◆ **Challenge**:
Only the lines from the line containing "Convert this chart to Plotly.js code." to the line containing "var gridY = [1, 2, 3, 4, 5, 6, 7, 8, 9, 10];", with both of those lines, are to be repeated exactly. Leave the images out.

Source code of charts
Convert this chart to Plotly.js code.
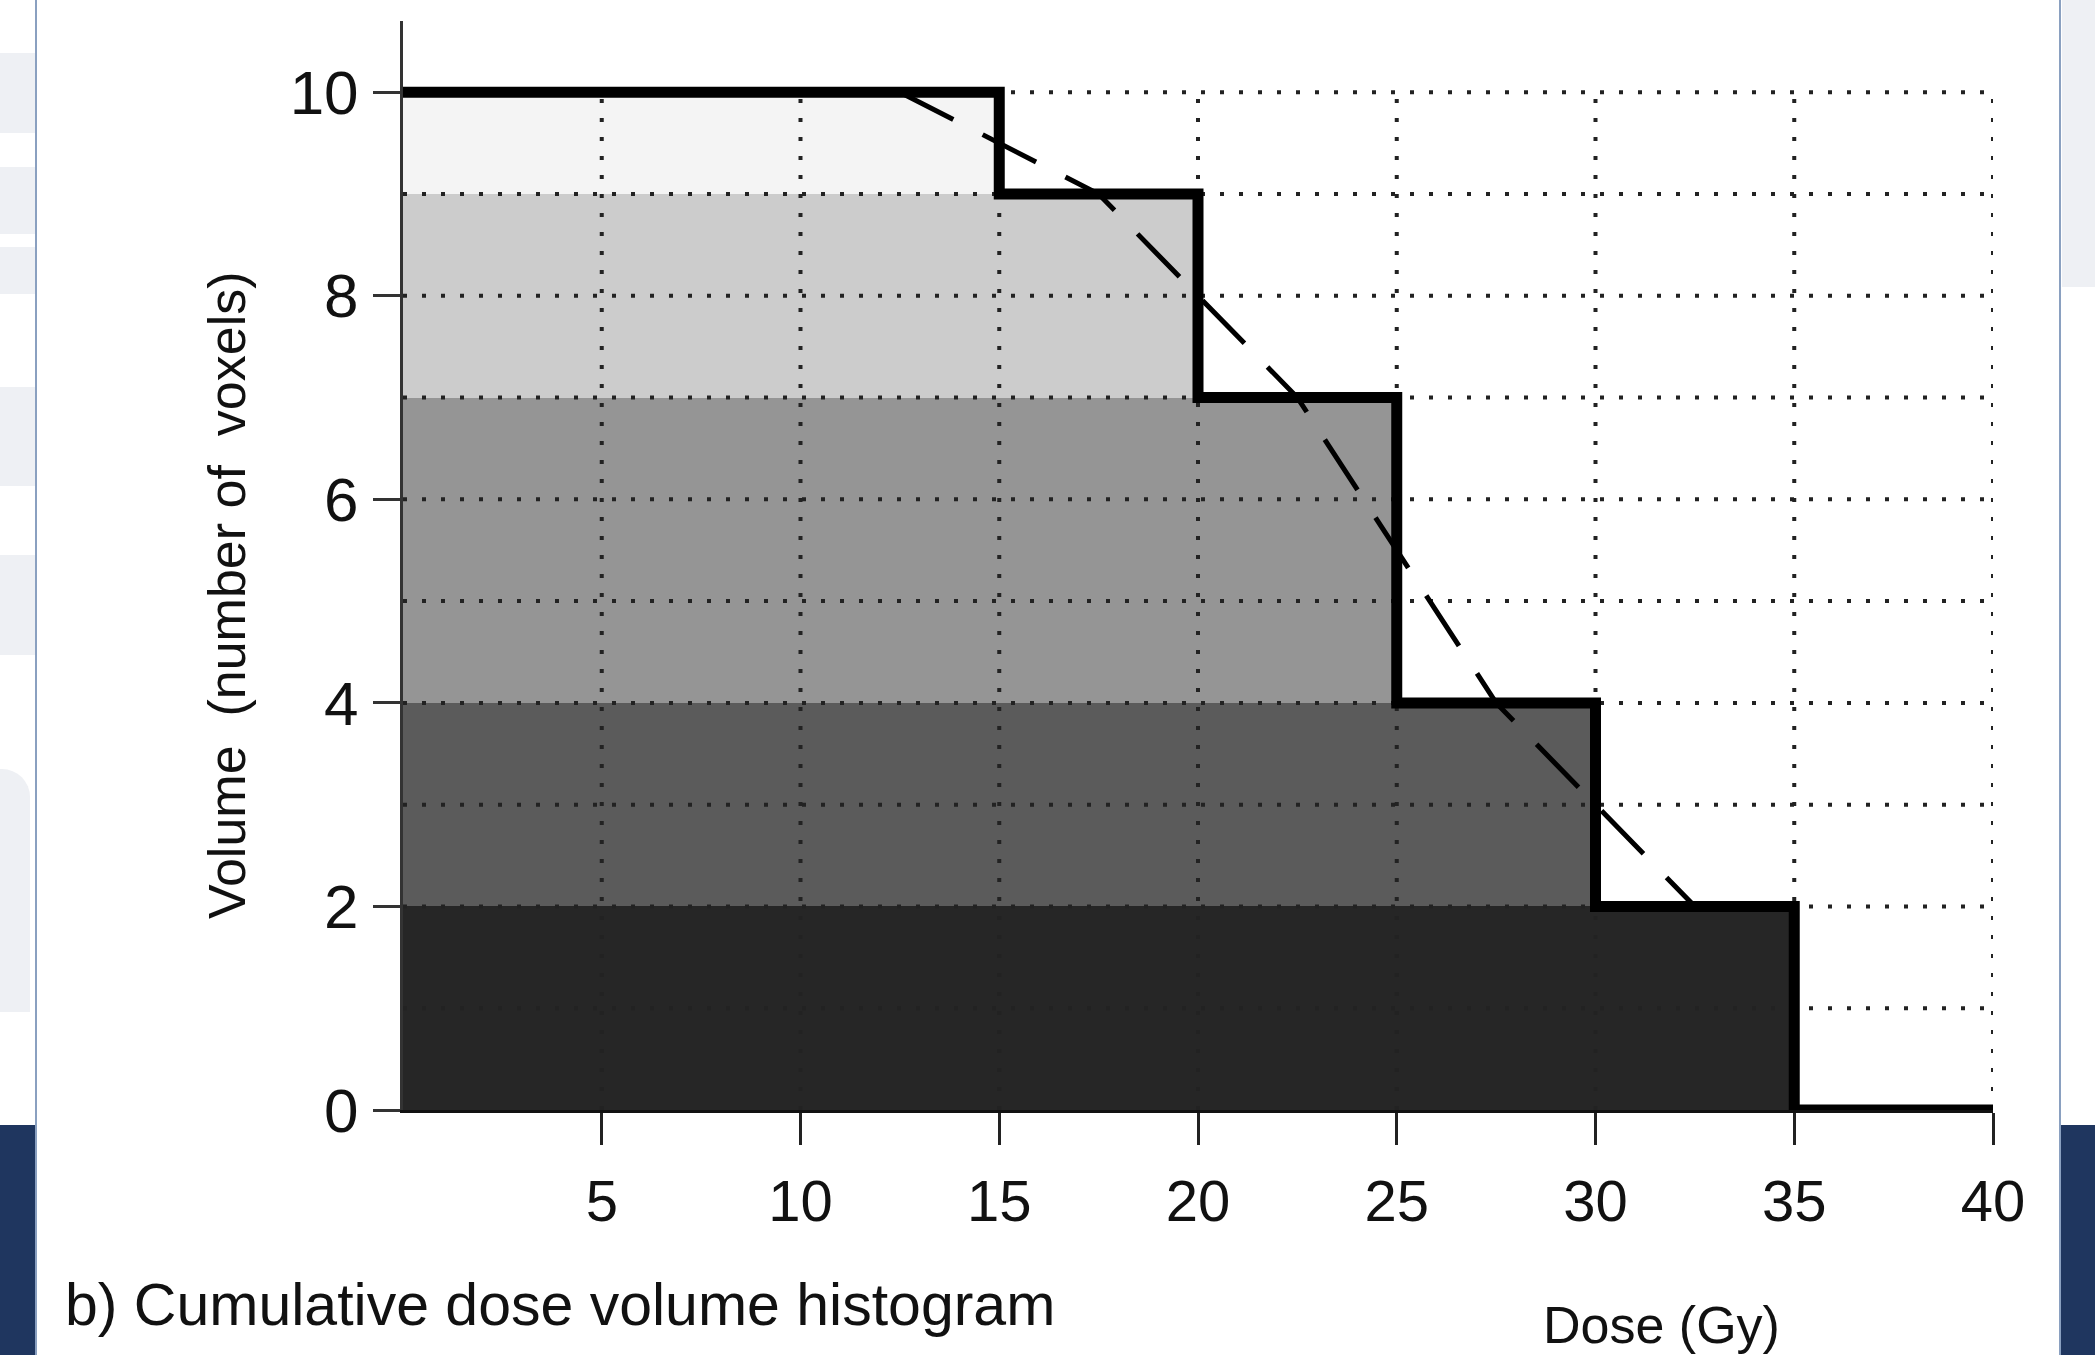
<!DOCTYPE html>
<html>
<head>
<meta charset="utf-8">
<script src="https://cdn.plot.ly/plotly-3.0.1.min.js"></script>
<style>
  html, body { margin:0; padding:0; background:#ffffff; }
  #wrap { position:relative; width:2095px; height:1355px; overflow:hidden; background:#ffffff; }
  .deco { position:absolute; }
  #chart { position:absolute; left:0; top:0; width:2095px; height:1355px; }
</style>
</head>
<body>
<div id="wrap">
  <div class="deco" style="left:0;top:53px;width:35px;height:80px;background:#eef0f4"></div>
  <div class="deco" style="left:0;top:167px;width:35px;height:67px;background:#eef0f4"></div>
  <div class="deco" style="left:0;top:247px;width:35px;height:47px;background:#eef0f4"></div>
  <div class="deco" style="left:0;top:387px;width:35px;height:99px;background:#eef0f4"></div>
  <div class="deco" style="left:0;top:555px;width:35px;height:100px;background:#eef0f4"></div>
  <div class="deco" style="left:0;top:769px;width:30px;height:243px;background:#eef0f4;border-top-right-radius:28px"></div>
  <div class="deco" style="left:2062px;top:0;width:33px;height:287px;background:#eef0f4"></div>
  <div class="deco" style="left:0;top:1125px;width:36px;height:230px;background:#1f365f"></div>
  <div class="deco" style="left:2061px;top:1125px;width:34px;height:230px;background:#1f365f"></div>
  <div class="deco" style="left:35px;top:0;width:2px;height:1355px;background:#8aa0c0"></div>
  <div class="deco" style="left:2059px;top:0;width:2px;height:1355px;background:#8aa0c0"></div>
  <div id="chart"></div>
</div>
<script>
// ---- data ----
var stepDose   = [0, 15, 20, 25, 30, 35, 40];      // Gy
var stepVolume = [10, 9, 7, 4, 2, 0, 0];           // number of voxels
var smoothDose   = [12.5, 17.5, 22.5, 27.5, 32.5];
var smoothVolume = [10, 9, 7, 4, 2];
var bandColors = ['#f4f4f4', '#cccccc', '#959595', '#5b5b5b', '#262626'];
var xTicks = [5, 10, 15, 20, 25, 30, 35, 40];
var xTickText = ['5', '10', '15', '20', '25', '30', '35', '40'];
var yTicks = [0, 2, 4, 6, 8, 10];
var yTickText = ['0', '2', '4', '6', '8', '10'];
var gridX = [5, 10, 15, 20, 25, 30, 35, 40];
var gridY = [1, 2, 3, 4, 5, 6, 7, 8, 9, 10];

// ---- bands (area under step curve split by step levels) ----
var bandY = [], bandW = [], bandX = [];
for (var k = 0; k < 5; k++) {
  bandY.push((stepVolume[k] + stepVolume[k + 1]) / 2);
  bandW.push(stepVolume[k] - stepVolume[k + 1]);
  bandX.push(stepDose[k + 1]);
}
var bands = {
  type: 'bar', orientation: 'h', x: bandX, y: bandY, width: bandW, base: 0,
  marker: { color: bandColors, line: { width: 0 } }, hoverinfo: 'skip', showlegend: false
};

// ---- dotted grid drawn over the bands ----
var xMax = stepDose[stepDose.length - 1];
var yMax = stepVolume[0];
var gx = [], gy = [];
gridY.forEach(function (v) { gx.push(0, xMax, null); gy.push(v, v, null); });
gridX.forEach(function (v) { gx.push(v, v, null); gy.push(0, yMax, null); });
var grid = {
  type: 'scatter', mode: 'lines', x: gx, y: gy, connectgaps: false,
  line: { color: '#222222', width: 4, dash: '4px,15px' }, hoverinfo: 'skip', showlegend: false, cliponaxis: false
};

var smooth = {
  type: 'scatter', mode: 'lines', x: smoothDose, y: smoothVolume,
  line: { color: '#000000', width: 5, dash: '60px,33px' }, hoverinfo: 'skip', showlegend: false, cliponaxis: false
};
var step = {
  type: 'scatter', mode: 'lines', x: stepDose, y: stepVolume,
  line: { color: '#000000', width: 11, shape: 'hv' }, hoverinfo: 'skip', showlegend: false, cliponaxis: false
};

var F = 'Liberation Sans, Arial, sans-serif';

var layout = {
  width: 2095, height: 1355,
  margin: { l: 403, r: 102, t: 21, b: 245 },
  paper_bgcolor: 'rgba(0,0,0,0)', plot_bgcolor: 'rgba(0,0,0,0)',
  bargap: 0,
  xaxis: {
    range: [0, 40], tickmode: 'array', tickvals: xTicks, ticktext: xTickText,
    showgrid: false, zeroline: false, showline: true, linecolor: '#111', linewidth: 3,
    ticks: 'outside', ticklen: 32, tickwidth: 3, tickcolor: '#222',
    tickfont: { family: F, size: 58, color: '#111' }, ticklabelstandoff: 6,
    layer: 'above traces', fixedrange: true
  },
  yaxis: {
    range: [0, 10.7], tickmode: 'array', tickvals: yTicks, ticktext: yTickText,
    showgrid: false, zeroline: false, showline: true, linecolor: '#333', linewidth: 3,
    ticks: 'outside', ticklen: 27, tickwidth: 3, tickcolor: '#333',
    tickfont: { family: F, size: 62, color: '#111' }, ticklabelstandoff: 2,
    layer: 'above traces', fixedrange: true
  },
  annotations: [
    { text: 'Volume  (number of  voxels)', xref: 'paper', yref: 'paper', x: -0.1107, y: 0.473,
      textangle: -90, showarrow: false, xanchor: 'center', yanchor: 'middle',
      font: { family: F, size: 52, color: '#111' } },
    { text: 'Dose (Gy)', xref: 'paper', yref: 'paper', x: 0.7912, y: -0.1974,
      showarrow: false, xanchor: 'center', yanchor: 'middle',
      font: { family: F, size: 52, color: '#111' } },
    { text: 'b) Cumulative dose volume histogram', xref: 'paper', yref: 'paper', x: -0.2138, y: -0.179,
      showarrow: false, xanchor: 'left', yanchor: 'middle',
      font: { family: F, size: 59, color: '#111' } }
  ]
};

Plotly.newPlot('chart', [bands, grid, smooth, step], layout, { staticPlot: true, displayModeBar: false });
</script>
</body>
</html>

...

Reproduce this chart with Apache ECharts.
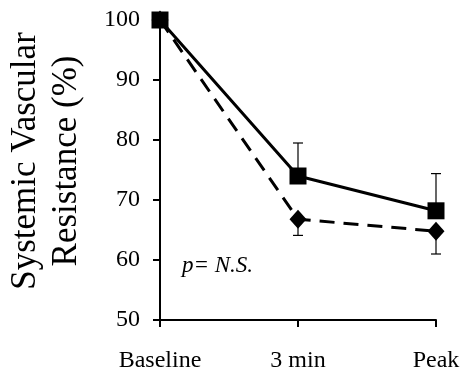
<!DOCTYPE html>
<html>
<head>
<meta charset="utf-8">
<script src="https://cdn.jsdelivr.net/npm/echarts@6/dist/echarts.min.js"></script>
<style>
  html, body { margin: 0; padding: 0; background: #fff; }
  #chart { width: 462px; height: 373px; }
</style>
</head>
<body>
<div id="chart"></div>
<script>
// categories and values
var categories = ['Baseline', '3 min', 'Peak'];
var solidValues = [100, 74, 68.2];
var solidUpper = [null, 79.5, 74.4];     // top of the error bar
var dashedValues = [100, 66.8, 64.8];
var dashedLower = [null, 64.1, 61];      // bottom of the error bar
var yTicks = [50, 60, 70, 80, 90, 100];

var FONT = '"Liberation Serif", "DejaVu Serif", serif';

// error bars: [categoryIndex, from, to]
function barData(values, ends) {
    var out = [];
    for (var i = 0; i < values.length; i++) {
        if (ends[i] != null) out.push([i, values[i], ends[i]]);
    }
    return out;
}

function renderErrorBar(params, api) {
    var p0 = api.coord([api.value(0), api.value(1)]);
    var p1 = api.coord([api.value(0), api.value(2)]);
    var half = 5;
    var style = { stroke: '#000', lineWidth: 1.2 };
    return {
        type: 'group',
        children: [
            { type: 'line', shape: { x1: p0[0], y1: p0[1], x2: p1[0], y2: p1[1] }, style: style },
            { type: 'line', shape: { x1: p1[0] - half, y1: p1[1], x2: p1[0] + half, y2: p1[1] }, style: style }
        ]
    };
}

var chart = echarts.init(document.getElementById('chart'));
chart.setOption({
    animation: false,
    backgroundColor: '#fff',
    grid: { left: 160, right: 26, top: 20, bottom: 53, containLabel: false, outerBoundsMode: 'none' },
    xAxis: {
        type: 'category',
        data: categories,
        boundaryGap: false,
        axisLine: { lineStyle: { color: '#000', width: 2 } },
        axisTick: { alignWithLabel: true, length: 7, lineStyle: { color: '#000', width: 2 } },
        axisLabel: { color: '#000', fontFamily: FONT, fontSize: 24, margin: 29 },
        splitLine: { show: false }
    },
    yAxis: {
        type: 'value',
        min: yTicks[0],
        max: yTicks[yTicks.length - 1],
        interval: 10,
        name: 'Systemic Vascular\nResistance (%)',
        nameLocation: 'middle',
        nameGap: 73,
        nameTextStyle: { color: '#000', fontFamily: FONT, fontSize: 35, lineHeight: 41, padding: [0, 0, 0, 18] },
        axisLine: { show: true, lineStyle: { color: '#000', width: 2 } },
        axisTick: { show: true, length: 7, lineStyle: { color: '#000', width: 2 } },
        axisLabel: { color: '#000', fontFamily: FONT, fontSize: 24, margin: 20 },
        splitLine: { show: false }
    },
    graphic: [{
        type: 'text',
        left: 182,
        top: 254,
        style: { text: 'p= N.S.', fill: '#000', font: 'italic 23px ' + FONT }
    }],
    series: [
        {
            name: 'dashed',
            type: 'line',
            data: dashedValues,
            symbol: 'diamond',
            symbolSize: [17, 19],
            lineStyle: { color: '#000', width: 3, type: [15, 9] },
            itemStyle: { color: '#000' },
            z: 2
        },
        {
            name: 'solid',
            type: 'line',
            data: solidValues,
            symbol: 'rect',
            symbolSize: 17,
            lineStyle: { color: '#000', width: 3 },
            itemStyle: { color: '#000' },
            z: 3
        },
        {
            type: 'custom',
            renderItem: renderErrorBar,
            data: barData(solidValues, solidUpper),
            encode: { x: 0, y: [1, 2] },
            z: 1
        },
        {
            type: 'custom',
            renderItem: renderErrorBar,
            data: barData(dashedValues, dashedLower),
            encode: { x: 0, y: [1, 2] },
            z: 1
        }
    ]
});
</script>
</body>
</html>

◆ **Final answer**:
Convert this chart to Plotly.js code.
<!DOCTYPE html>
<html>
<head>
<meta charset="utf-8">
<script src="https://cdn.plot.ly/plotly-3.0.1.min.js"></script>
<style>
  html, body { margin:0; padding:0; background:#ffffff; }
  #wrap { position:relative; width:2095px; height:1355px; overflow:hidden; background:#ffffff; }
  .deco { position:absolute; }
  #chart { position:absolute; left:0; top:0; width:2095px; height:1355px; }
</style>
</head>
<body>
<div id="wrap">
  <div class="deco" style="left:0;top:53px;width:35px;height:80px;background:#eef0f4"></div>
  <div class="deco" style="left:0;top:167px;width:35px;height:67px;background:#eef0f4"></div>
  <div class="deco" style="left:0;top:247px;width:35px;height:47px;background:#eef0f4"></div>
  <div class="deco" style="left:0;top:387px;width:35px;height:99px;background:#eef0f4"></div>
  <div class="deco" style="left:0;top:555px;width:35px;height:100px;background:#eef0f4"></div>
  <div class="deco" style="left:0;top:769px;width:30px;height:243px;background:#eef0f4;border-top-right-radius:28px"></div>
  <div class="deco" style="left:2062px;top:0;width:33px;height:287px;background:#eef0f4"></div>
  <div class="deco" style="left:0;top:1125px;width:36px;height:230px;background:#1f365f"></div>
  <div class="deco" style="left:2061px;top:1125px;width:34px;height:230px;background:#1f365f"></div>
  <div class="deco" style="left:35px;top:0;width:2px;height:1355px;background:#8aa0c0"></div>
  <div class="deco" style="left:2059px;top:0;width:2px;height:1355px;background:#8aa0c0"></div>
  <div id="chart"></div>
</div>
<script>
// ---- data ----
var stepDose   = [0, 15, 20, 25, 30, 35, 40];      // Gy
var stepVolume = [10, 9, 7, 4, 2, 0, 0];           // number of voxels
var smoothDose   = [12.5, 17.5, 22.5, 27.5, 32.5];
var smoothVolume = [10, 9, 7, 4, 2];
var bandColors = ['#f4f4f4', '#cccccc', '#959595', '#5b5b5b', '#262626'];
var xTicks = [5, 10, 15, 20, 25, 30, 35, 40];
var xTickText = ['5', '10', '15', '20', '25', '30', '35', '40'];
var yTicks = [0, 2, 4, 6, 8, 10];
var yTickText = ['0', '2', '4', '6', '8', '10'];
var gridX = [5, 10, 15, 20, 25, 30, 35, 40];
var gridY = [1, 2, 3, 4, 5, 6, 7, 8, 9, 10];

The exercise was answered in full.